§ **PROBLEM TO WORK ON**
Copy out the data below from the line containing "What Apache ECharts" to the line containing "color: '#111', fontFamily: 'DejaVu", both lines included, with all images left out.

§ **DATA SUPPLIED**
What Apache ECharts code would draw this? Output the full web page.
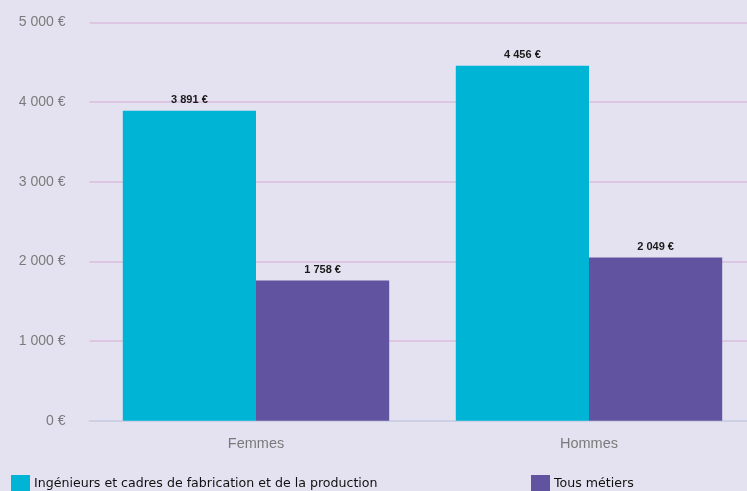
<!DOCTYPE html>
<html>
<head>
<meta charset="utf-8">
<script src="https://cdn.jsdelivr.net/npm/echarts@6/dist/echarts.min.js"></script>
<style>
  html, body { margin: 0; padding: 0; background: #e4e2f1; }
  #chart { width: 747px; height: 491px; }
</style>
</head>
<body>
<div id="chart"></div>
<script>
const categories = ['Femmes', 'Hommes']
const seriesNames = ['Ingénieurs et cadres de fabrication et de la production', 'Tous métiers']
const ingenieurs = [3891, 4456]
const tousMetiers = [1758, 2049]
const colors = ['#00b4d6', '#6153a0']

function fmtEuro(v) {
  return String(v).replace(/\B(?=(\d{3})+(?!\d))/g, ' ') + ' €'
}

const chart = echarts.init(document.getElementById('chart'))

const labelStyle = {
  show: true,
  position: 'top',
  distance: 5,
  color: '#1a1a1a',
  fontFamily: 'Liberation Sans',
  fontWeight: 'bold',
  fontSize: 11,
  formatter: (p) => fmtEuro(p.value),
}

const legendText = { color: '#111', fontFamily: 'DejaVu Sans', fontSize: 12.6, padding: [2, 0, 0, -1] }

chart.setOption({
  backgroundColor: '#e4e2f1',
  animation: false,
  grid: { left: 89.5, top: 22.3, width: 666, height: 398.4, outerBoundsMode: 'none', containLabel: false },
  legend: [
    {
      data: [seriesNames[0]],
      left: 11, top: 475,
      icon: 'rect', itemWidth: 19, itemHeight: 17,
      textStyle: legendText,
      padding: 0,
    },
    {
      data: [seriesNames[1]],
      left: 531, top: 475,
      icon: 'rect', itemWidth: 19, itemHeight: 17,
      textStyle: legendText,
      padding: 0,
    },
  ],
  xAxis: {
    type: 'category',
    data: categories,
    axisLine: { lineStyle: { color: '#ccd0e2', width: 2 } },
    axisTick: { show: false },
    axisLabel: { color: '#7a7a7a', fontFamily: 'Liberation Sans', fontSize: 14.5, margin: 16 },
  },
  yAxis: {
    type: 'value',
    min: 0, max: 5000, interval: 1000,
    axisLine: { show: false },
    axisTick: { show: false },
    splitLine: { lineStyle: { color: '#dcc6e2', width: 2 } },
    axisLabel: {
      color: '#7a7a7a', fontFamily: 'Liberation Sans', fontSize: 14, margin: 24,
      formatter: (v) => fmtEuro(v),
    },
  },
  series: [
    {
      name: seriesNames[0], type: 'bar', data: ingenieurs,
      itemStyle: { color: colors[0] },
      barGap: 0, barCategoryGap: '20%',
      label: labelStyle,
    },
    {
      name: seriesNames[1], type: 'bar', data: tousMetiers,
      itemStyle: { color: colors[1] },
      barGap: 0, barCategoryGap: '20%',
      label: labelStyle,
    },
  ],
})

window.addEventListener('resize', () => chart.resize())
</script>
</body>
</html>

...

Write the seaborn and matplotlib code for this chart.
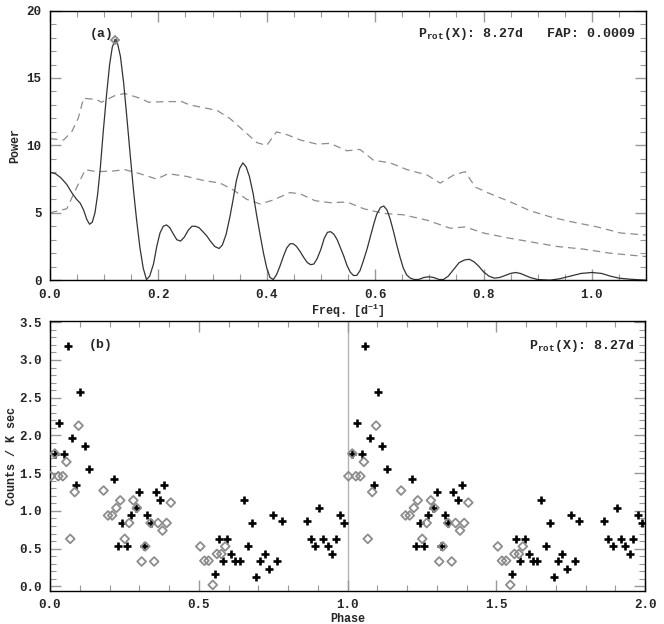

§ **WRITTEN REPLY**
What Apache ECharts code would draw this? Output the full web page.
<!DOCTYPE html>
<html>
<head>
<meta charset="utf-8">
<script src="https://cdn.jsdelivr.net/npm/echarts@6/dist/echarts.min.js"></script>
<style>
  html, body { margin: 0; padding: 0; background: #e4e2f1; }
  #chart { width: 747px; height: 491px; }
</style>
</head>
<body>
<div id="chart"></div>
<script>
const categories = ['Femmes', 'Hommes']
const seriesNames = ['Ingénieurs et cadres de fabrication et de la production', 'Tous métiers']
const ingenieurs = [3891, 4456]
const tousMetiers = [1758, 2049]
const colors = ['#00b4d6', '#6153a0']

function fmtEuro(v) {
  return String(v).replace(/\B(?=(\d{3})+(?!\d))/g, ' ') + ' €'
}

const chart = echarts.init(document.getElementById('chart'))

const labelStyle = {
  show: true,
  position: 'top',
  distance: 5,
  color: '#1a1a1a',
  fontFamily: 'Liberation Sans',
  fontWeight: 'bold',
  fontSize: 11,
  formatter: (p) => fmtEuro(p.value),
}

const legendText = { color: '#111', fontFamily: 'DejaVu Sans', fontSize: 12.6, padding: [2, 0, 0, -1] }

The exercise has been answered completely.